No Straight Answer For Surgery Costs
Rebekah Eliason for redOrbit.com – Your Universe Online
For most products, consumers have access to a wealth of data and information to guide them in a purchasing decision. When it comes to health care, especially the price of surgical procedures, information is nearly impossible to find.
According to a new study from the University of Iowa, the quote for prostate cancer surgery varied between 100 hospitals by a 13-fold range. When comparing prices, the team found a wide range of $10,100 to $135,000 as a price estimate with an average of $35,000, which is more than twice as much as the Medicare reimbursement.
Out of the 100 hospitals, only 10 provided cost estimates for anesthesia and the surgeon, which are both essential elements in the pricing of surgical procedures. Only three hospitals were willing to give a hard copy of the charges.
“Such variability in pricing can produce significant confusion for consumers who are accustomed to the rules of free-market economics, which equate higher fees with higher quality,” write the UI researchers, in the journal Urology. “Unfortunately, in health care, this has not been found to be true.”
Prostate disease is an enormous health concern in the US and accounts for 28 percent of cancer diagnoses in men. According to the American Cancer Society, approximately $12 billion is spent each year for the treatment costs of prostate disease. Government figures estimate 138,000 prostate surgeries are performed yearly. Although the disease is common and surgeries are commonly performed, it is still difficult to find an accurate price quote.

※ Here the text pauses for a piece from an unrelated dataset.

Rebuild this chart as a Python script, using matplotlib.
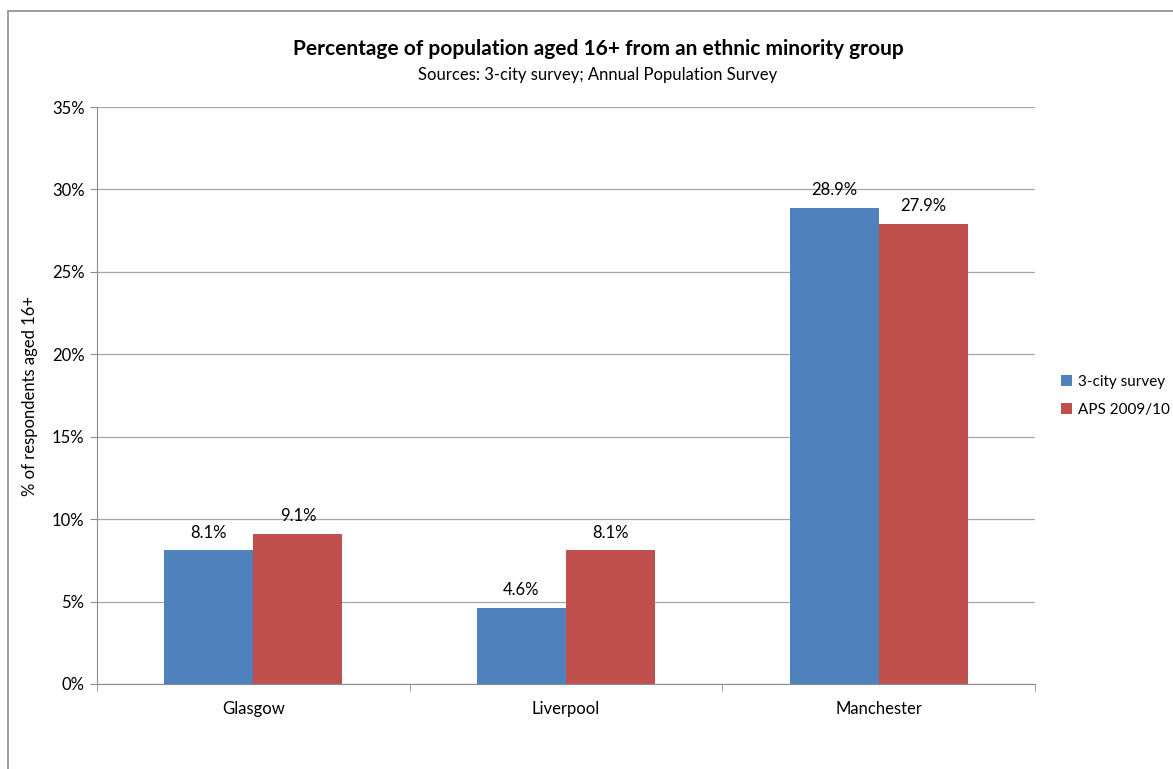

According to Bradley Erickson, assistant professor in urology at the UI and corresponding author of the study, this is partly due to the system itself since what hospitals charge for a procedure does not reflect actual costs.
He explained that the hospital quote is similar to the opening salvo of a negotiation with the health insurance provider. When this is the case, the higher the hospitals quote the more negotiation room and potential for high reimbursement.
“These (hospital) charges don’t mean anything,” Erickson notes. “There’s no weight behind them.”
Essentially this means that consumers are provided with inflated figures putting them “at a significant disadvantage,” according to Erickson. Also, consumers have no access to how well a hospital performs prostate cancer surgeries since they only divulge the data to government agencies.
That lack of transparency is “a huge problem,” Erickson says. “It doesn’t really incentivize any place to improve outcomes, because no one is holding us individually accountable for it.”
Erickson noted that under the new Affordable Care Act, the inability to find accurate pricing may be worrisome to health-care consumers who may face higher deductibles. “We’re not ready for it (pricing transparency), because most hospitals can’t tell you how much they charge,” he says. “And the ones that do aren’t based on reality.”
This study on prostate cancer surgery costs follows a similar study by UI published last year regarding the price for hip replacement, in which they found that estimated costs ranged from $11,100 to $125,798.
The findings also agree with findings from the Centers for Medicare and Medicaid Services.
The authors from the University of Montreal and Harvard Medical School write in a separate editorial comment, “The discrepancy in pricing highlights the substantial incongruity between the actual costs of a surgical procedure and the hospital charges. It would be highly implausible that the exact same procedure is 13 times more expensive to deliver at one hospital relative to another.”